Dans les années 1880 s’ouvre une période de combats, de voyages, d’exil, marquée par un procès pour blasphème. La souffrance, à nouveau ! Cependant elle nourrit, et revigore : «Doux Jésus, la raclée que j’ai reçue ! Ah, ces coups ! Mais c’est bon pour la santé ! Les idées se bousculent au risque de faire exploser la vessie : les tonneaux d’immondices qu’on a déversés sur moi, une vie entière ne suffirait pas à les décrire ! Lis mes poèmes dans la prochaine livraison de Dagens Krönika ! Cris de guerre de Peaux-Rouges contre coups de massues en vers !» (p.228). À l’attaque, donc ! Pourtant, l’ami Strind se brûle au feu de sa vibrante inconséquence, des ses vigoureux désordres. Dans une lettre à l’écrivain norvégien Bjørnsjerne Bjørnson, Strindberg peint son esprit en «vieux nid de rats, où des miettes de l’ancienne foi chrétienne, des fragments de l’idolâtrie de l’art voisinent, pêle-mêle, avec des éclats du pessimisme, des bribes du négativisme général […]» (p.298). Puis : «Je suis tenté par tout : ascétisme, épicurisme, piétisme, pessimisme. J’ai des attaques de l’optimisme le plus déréglé, c’est comme si j’étais fendu en deux et que tout cela déferlait au dehors dans un gigantesque tohu-bohu !» (p.298) Et éventrant tout cela, les fantasmes de table rase, chantés à Werner von Heindenstam : «[…] avant tout : démolir ! Démolis tout, nom de nom ! Fais tomber le ciel, la Bible, l’art ! Que rien ne demeure debout !» (p.384).

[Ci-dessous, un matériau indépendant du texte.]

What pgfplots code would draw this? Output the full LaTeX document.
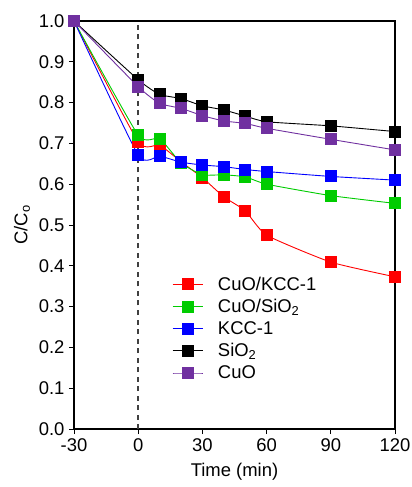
\documentclass[border=0pt]{standalone}
\usepackage{fontspec}
\setmainfont{Liberation Sans}
\usepackage{pgfplots}
\pgfplotsset{compat=1.18}
\definecolor{cgreen}{RGB}{0,204,0}
\definecolor{cpurple}{RGB}{112,48,160}
\begin{document}
\begin{tikzpicture}
\useasboundingbox (-74bp,-58bp) rectangle (338bp,429bp);
\begin{axis}[
  at={(0,0)}, anchor=south west,
  scale only axis, width=321bp, height=408bp,
  xmin=-30, xmax=120, ymin=0, ymax=1,
  xtick={-30,0,30,60,90,120},
  ytick={0,0.1,...,1.0},
  yticklabel style={xshift=-1bp, /pgf/number format/.cd, fixed, fixed zerofill, precision=1},
  /pgf/number format/assume math mode=true,
  tick align=outside, tick pos=left,
  major tick length=5bp,
  axis line style={line width=1.2pt},
  tick style={line width=0.9pt, black},
  font=\fontsize{18.5}{22}\selectfont,
  xlabel={Time (min)},
  ylabel={C/C\textsubscript{o}},
  xlabel style={at={(axis description cs:0.5,-0.105)}, anchor=center},
  ylabel style={at={(axis description cs:-0.162,0.5)}, anchor=center},
  xticklabel style={yshift=-1bp},
  legend style={draw=none, fill=none, at={(rel axis cs:0.305,0.378)}, anchor=north west,
    row sep=3.5bp, font=\fontsize{18.5}{22}\selectfont, inner sep=0pt},
  legend cell align=left,
  legend image code/.code={\draw[mark repeat=2,mark phase=2,#1] plot coordinates {(0bp,0bp) (15bp,0bp) (30bp,0bp)}; \path (43bp,0bp);},
  every axis plot/.append style={line width=0.9pt, smooth, tension=0.3, mark=square*, mark size=5.5bp, mark options={solid}},
  clip=false,
]
\draw[dash pattern=on 5bp off 4.5bp, line width=1.6pt, black!75] (axis cs:0,0) -- (axis cs:0,1);
\addplot[red, mark options={fill=red}] coordinates {(-30,1.0) (0,0.704) (10,0.696) (20,0.655) (30,0.616) (40,0.569) (50,0.535) (60,0.475) (90,0.409) (120,0.373)};
\addlegendentry{CuO/KCC-1}
\addplot[cgreen, mark options={fill=cgreen}] coordinates {(-30,1.0) (0,0.720) (10,0.712) (20,0.652) (30,0.623) (40,0.623) (50,0.618) (60,0.600) (90,0.572) (120,0.553)};
\addlegendentry{CuO/SiO\textsubscript{2}}
\addplot[blue, mark options={fill=blue}] coordinates {(-30,1.0) (0,0.671) (10,0.669) (20,0.654) (30,0.647) (40,0.643) (50,0.636) (60,0.631) (90,0.619) (120,0.610)};
\addlegendentry{KCC-1}
\addplot[black, mark options={fill=black}] coordinates {(-30,1.0) (0,0.856) (10,0.820) (20,0.810) (30,0.792) (40,0.782) (50,0.767) (60,0.753) (90,0.743) (120,0.729)};
\addlegendentry{SiO\textsubscript{2}}
\addplot[cpurple, mark options={fill=cpurple}] coordinates {(-30,1.0) (0,0.839) (10,0.798) (20,0.786) (30,0.768) (40,0.755) (50,0.749) (60,0.737) (90,0.710) (120,0.684)};
\addlegendentry{CuO}
\end{axis}
\end{tikzpicture}
\end{document}
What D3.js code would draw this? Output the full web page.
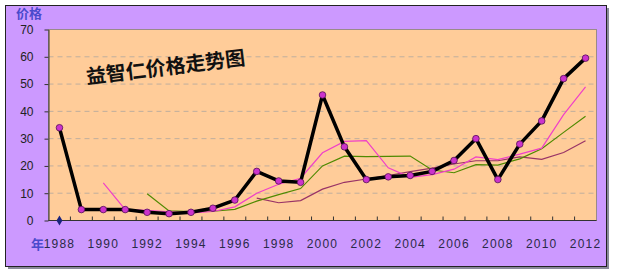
<!DOCTYPE html>
<html>
<head>
<meta charset="utf-8">
<script src="https://cdn.jsdelivr.net/npm/d3@7"></script>
<style>
  body { margin: 0; background: #fff; }
  svg { display: block; }
</style>
</head>
<body>
<div class="chart"></div>
<script>
// chart data
var years = d3.range(1988, 2013).map(String);
var price = [34, 4, 4, 4, 3, 2.5, 3, 4.5, 7.5, 18, 14.5, 14, 46, 27, 15, 16, 16.5, 18, 22, 30, 15, 28, 36.5, 52, 59.5];
var avg3 = [null, null, 13.8, 4, 3.7, 3.2, 2.8, 3.3, 5, 10, 13.3, 15.5, 24.8, 29, 29.3, 19.3, 15.8, 16.8, 18.8, 23.3, 22.3, 24.3, 26.5, 38.8, 49];
var avg5 = [null, null, null, null, 9.8, 3.5, 3.3, 3.4, 4.1, 7.1, 9.5, 11.7, 20, 23.6, 23.4, 23.5, 23.6, 18.5, 17.5, 20.5, 20.3, 22.6, 26.3, 32.3, 38.2];
var avg10 = [null, null, null, null, null, null, null, null, null, 8.2, 6.5, 7.3, 11.5, 14, 15.2, 16.5, 17.9, 19.2, 20.7, 21.9, 21.9, 23.3, 22.4, 24.9, 29.2];
var baseMark = [0];
var yTicks = [0, 10, 20, 30, 40, 50, 60, 70];
var xLabels = years.filter((d, i) => i % 2 == 0);

var svgWidth = 619;
var svgHeight = 276;
var margin = { top: 29.5, right: 22.5, bottom: 55.5, left: 48.5 };
var chartWidth = svgWidth - margin.left - margin.right;
var chartHeight = svgHeight - margin.top - margin.bottom;

var svg = d3.select(".chart").append("svg")
    .attr("width", svgWidth)
    .attr("height", svgHeight);

// outer purple frame with shadow
svg.append("rect")
    .attr("x", 8).attr("y", 8).attr("width", 601).attr("height", 261)
    .attr("fill", "#8a8a9a");
svg.append("rect")
    .attr("x", 5.5).attr("y", 5.5).attr("width", 601).attr("height", 261)
    .attr("fill", "#cc99ff")
    .attr("stroke", "#222")
    .attr("stroke-width", 1);

var chartGroup = svg.append("g")
    .attr("transform", `translate(${margin.left}, ${margin.top})`);

chartGroup.append("rect")
    .attr("width", chartWidth)
    .attr("height", chartHeight)
    .attr("fill", "#ffcc99")
    .attr("stroke", "#9a8a8a")
    .attr("stroke-width", 1);

var xScale = d3.scaleBand()
    .domain(years)
    .range([0, chartWidth]);

var yScale = d3.scaleLinear()
    .domain([0, 70])
    .range([chartHeight, 0]);

var xc = d => xScale(d) + xScale.bandwidth() / 2;

// dashed grid lines
chartGroup.append("g")
    .selectAll("line")
    .data(yTicks.slice(1, -1))
    .enter()
    .append("line")
    .attr("x1", 0)
    .attr("x2", chartWidth)
    .attr("y1", d => yScale(d))
    .attr("y2", d => yScale(d))
    .attr("stroke", "#bfae9e")
    .attr("stroke-dasharray", "5,4");

// y axis
var yAxis = d3.axisLeft(yScale).tickValues(yTicks).tickSize(4).tickSizeOuter(0).tickPadding(11);
var yAxisG = chartGroup.append("g").call(yAxis);
yAxisG.select(".domain").attr("stroke", "#333");
yAxisG.selectAll(".tick line").attr("stroke", "#333");
yAxisG.selectAll("text")
    .attr("font-family", "Liberation Sans, Arial, sans-serif")
    .attr("font-size", 12)
    .attr("fill", "#222");

// x axis: ticks at band boundaries pointing inward
var xAxisG = chartGroup.append("g")
    .attr("transform", `translate(0, ${chartHeight})`);
xAxisG.append("line")
    .attr("x1", 0).attr("x2", chartWidth)
    .attr("stroke", "#333");
xAxisG.selectAll(".xtick")
    .data(years.slice(1))
    .enter()
    .append("line")
    .attr("class", "xtick")
    .attr("x1", d => xScale(d))
    .attr("x2", d => xScale(d))
    .attr("y1", 0)
    .attr("y2", -4)
    .attr("stroke", "#333");
xAxisG.selectAll("text")
    .data(xLabels)
    .enter()
    .append("text")
    .attr("x", d => xc(d))
    .attr("y", 27)
    .attr("text-anchor", "middle")
    .attr("font-family", "Liberation Sans, Arial, sans-serif")
    .attr("font-size", 12)
    .attr("letter-spacing", 1.2)
    .attr("fill", "#2a2a48")
    .text(d => d);

// axis titles
svg.append("text")
    .attr("x", 31).attr("y", 249)
    .attr("font-family", "Noto Sans CJK SC")
    .attr("font-weight", "bold")
    .attr("font-size", 13)
    .attr("fill", "#4a4acc")
    .text("年");
svg.append("text")
    .attr("x", 16).attr("y", 18)
    .attr("font-family", "Noto Sans CJK SC")
    .attr("font-weight", "bold")
    .attr("font-size", 13)
    .attr("fill", "#4a4acc")
    .text("价格");

// chart title
svg.append("text")
    .attr("transform", "translate(87, 84) rotate(-7)")
    .attr("font-family", "Noto Sans CJK SC")
    .attr("font-weight", "bold")
    .attr("font-size", 20)
    .attr("fill", "#111")
    .text("益智仁价格走势图");

// lines
var line = d3.line()
    .defined(d => d.v != null)
    .x(d => xc(d.year))
    .y(d => yScale(d.v));

function toPoints(values) {
    return years.map((y, i) => ({ year: y, v: values[i] == undefined ? null : values[i] }));
}

var series = [
    { values: avg10, color: "#993366", width: 1.2 },
    { values: avg5, color: "#4f8a00", width: 1.2 },
    { values: avg3, color: "#f040c8", width: 1.2 }
];

series.forEach(s => {
    chartGroup.append("path")
        .datum(toPoints(s.values))
        .attr("fill", "none")
        .attr("stroke", s.color)
        .attr("stroke-width", s.width)
        .attr("d", line);
});

chartGroup.append("path")
    .datum(toPoints(price))
    .attr("fill", "none")
    .attr("stroke", "#000")
    .attr("stroke-width", 3.5)
    .attr("stroke-linejoin", "round")
    .attr("d", line);

chartGroup.append("g")
    .selectAll("circle")
    .data(toPoints(price))
    .enter()
    .append("circle")
    .attr("cx", d => xc(d.year))
    .attr("cy", d => yScale(d.v))
    .attr("r", 3.3)
    .attr("fill", "#cc33cc")
    .attr("stroke", "#551155")
    .attr("stroke-width", 0.8);

// blue diamond marker at the base
chartGroup.append("g")
    .selectAll("path")
    .data(toPoints(baseMark).filter(d => d.v != null))
    .enter()
    .append("path")
    .attr("d", d3.symbol().type(d3.symbolDiamond).size(30))
    .attr("transform", d => `translate(${xc(d.year)}, ${yScale(d.v)})`)
    .attr("fill", "#1a237e");
</script>
</body>
</html>
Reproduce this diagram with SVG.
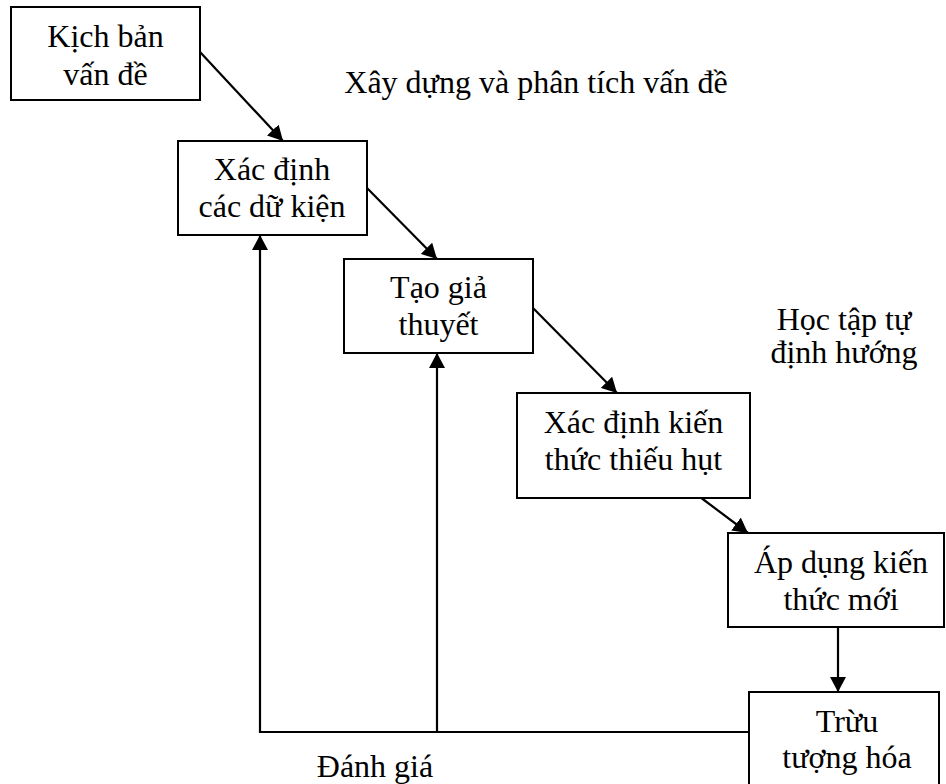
<svg xmlns="http://www.w3.org/2000/svg" width="946" height="784" viewBox="0 0 946 784">
  <defs>
    <marker id="arrow" markerUnits="userSpaceOnUse" markerWidth="16" markerHeight="16" refX="15" refY="8" orient="auto">
      <path d="M0,0 L15,8 L0,16 z" fill="#000"/>
    </marker>
    <style>
      .box { fill: #fff; stroke: #000; stroke-width: 2; }
      .lbl { font-family: "Liberation Serif", "Times New Roman", serif; font-size: 32px; fill: #000; text-anchor: middle; }
      .edge { fill: none; stroke: #000; stroke-width: 2.2; }
    </style>
  </defs>
  <rect width="946" height="784" fill="#fff"/>

  <!-- connectors -->
  <g id="connectors">
    <line class="edge" x1="200" y1="52" x2="283" y2="141" marker-end="url(#arrow)"/>
    <line class="edge" x1="367" y1="188" x2="437" y2="259" marker-end="url(#arrow)"/>
    <line class="edge" x1="533" y1="308" x2="617" y2="393" marker-end="url(#arrow)"/>
    <line class="edge" x1="700" y1="497" x2="748" y2="533" marker-end="url(#arrow)"/>
    <line class="edge" x1="838" y1="627" x2="838" y2="692" marker-end="url(#arrow)"/>
    <polyline class="edge" points="749,732 260,732 260,235" marker-end="url(#arrow)"/>
    <line class="edge" x1="437" y1="732" x2="437" y2="353" marker-end="url(#arrow)"/>
  </g>

  <g id="kich-ban">
    <rect class="box" x="11" y="7" width="189" height="93"/>
    <text class="lbl" x="105.5" y="47">Kịch bản</text>
    <text class="lbl" x="105.5" y="85">vấn đề</text>
  </g>

  <g id="xac-dinh-du-kien">
    <rect class="box" x="178" y="141" width="189" height="94"/>
    <text class="lbl" x="272" y="180">Xác định</text>
    <text class="lbl" x="272" y="217">các dữ kiện</text>
  </g>

  <g id="tao-gia-thuyet">
    <rect class="box" x="344" y="259" width="189" height="94"/>
    <text class="lbl" x="438.5" y="298">Tạo giả</text>
    <text class="lbl" x="438.5" y="335">thuyết</text>
  </g>

  <g id="kien-thuc-thieu-hut">
    <rect class="box" x="517" y="393" width="233" height="105"/>
    <text class="lbl" x="633.5" y="433">Xác định kiến</text>
    <text class="lbl" x="633.5" y="470">thức thiếu hụt</text>
  </g>

  <g id="ap-dung">
    <rect class="box" x="728" y="533" width="216" height="94"/>
    <text class="lbl" x="841" y="573">Áp dụng kiến</text>
    <text class="lbl" x="841" y="610">thức mới</text>
  </g>

  <g id="truu-tuong-hoa">
    <rect class="box" x="749" y="692" width="190" height="100"/>
    <text class="lbl" x="847" y="732">Trừu</text>
    <text class="lbl" x="847" y="768">tượng hóa</text>
  </g>

  <!-- free-standing phase labels -->
  <g id="phase-labels">
    <text class="lbl" x="536" y="93">Xây dựng và phân tích vấn đề</text>
    <text class="lbl" x="844" y="330">Học tập tự</text>
    <text class="lbl" x="844" y="363">định hướng</text>
    <text class="lbl" x="375" y="777">Đánh giá</text>
  </g>
</svg>
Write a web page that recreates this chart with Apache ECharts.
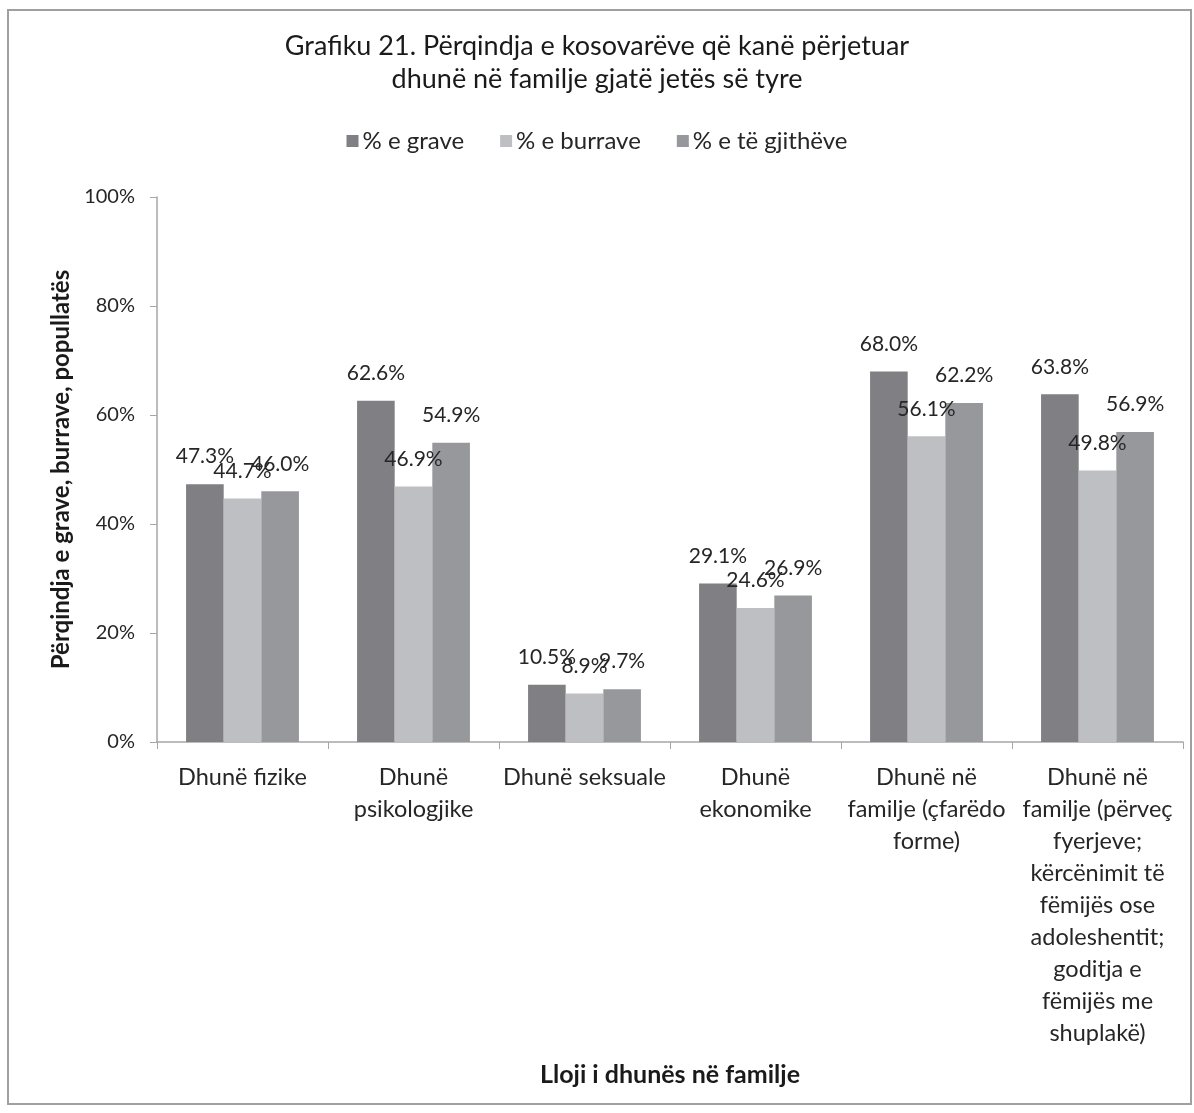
<!DOCTYPE html>
<html>
<head>
<meta charset="utf-8">
<script src="https://cdn.jsdelivr.net/npm/echarts@6/dist/echarts.min.js"></script>
<style>
html,body{margin:0;padding:0;background:#fff;}
#c{width:1194px;height:1113px;}
</style>
</head>
<body>
<div id="c"></div>
<script>
const categories = [
  "Dhunë fizike",
  "Dhunë\npsikologjike",
  "Dhunë seksuale",
  "Dhunë\nekonomike",
  "Dhunë në\nfamilje (çfarëdo\nforme)",
  "Dhunë në\nfamilje (përveç\nfyerjeve;\nkërcënimit të\nfëmijës ose\nadoleshentit;\ngoditja e\nfëmijës me\nshuplakë)"
];
const seriesNames = ["% e grave", "% e burrave", "% e të gjithëve"];
const grave = [47.3, 62.6, 10.5, 29.1, 68.0, 63.8];
const burrave = [44.7, 46.9, 8.9, 24.6, 56.1, 49.8];
const gjitheve = [46.0, 54.9, 9.7, 26.9, 62.2, 56.9];
const yTicks = [0, 20, 40, 60, 80, 100];
const titleLines = [
  "Grafiku 21. Përqindja e kosovarëve që kanë përjetuar",
  "dhunë në familje gjatë jetës së tyre"
];

const colors = ["#7f7f84", "#bebfc3", "#97989c"];
const FONT = "Lato";

const chart = echarts.init(document.getElementById('c'));
const mk = (name, data, color) => ({
  name: name,
  type: 'bar',
  data: data,
  barGap: '0%',
  barCategoryGap: '34%',
  itemStyle: { color: color },
  label: {
    show: true,
    position: 'top',
    distance: 17,
    fontFamily: FONT,
    fontSize: 21,
    color: '#262626',
    formatter: p => p.value.toFixed(1) + '%'
  }
});

chart.setOption({
  animation: false,
  textStyle: { fontFamily: FONT },
  title: titleLines.map((t, i) => ({
    text: t,
    left: 'center',
    top: 32 + i * 33,
    padding: 0,
    textStyle: { fontFamily: FONT, fontSize: 27, fontWeight: 'normal', color: '#1a1a1a', lineHeight: 28 }
  })),
  legend: {
    top: 129,
    left: 'center',
    icon: 'rect',
    itemWidth: 12,
    itemHeight: 12,
    itemGap: 36,
    padding: 0,
    textStyle: { fontFamily: FONT, fontSize: 24, color: '#262626', padding: [0, 0, 0, -1] },
    data: seriesNames
  },
  grid: { left: 157, right: 11, top: 197, bottom: 371, containLabel: false },
  xAxis: {
    type: 'category',
    data: categories,
    name: 'Lloji i dhunës në familje',
    nameLocation: 'middle',
    nameGap: 320,
    nameTextStyle: { fontFamily: FONT, fontSize: 25, fontWeight: 'bold', color: '#1a1a1a' },
    axisLine: { lineStyle: { color: '#a6a6a6', width: 1.5 } },
    axisTick: { show: true, length: 7, lineStyle: { color: '#a6a6a6' } },
    axisLabel: { fontFamily: FONT, fontSize: 23.5, color: '#262626', lineHeight: 32, margin: 19, interval: 0 }
  },
  yAxis: {
    type: 'value',
    min: 0,
    max: 100,
    interval: 20,
    name: 'Përqindja e grave, burrave, popullatës',
    nameLocation: 'middle',
    nameGap: 83,
    nameTextStyle: { fontFamily: FONT, fontSize: 24, fontWeight: 'bold', color: '#1a1a1a' },
    splitLine: { show: false },
    axisLine: { show: true, lineStyle: { color: '#a6a6a6', width: 1.5 } },
    axisTick: { show: true, length: 7, lineStyle: { color: '#a6a6a6' } },
    axisLabel: { fontFamily: FONT, fontSize: 20, color: '#262626', margin: 22,
      formatter: v => yTicks.includes(v) ? v + '%' : '' }
  },
  graphic: [{
    type: 'rect',
    shape: { x: 8, y: 10, width: 1183, height: 1094 },
    style: { fill: 'none', stroke: '#a0a0a0', lineWidth: 2 },
    silent: true
  }],
  series: [
    mk(seriesNames[0], grave, colors[0]),
    mk(seriesNames[1], burrave, colors[1]),
    mk(seriesNames[2], gjitheve, colors[2])
  ]
});
</script>
</body>
</html>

On le voit, Strindberg, c’est une crise aigüe et incessante. Cette crise, dans quoi pourrait-elle bien se résoudre ? On le sait : dans le mysticisme. Au demeurant, on imagine mal un Strindberg, tel qu’apparaissant ici, se résoudre jamais vraiment dans quoi que ce soit. On n’éteint pas la pyrotechnie faite chair ! Les deux autres volumes de cette Correspondance diront, espérons-le, comment s’élança vers les séraphins cette belle cathédrale branlante, se riant des lois de la gravité, qu’est l’esprit d’August Strindberg.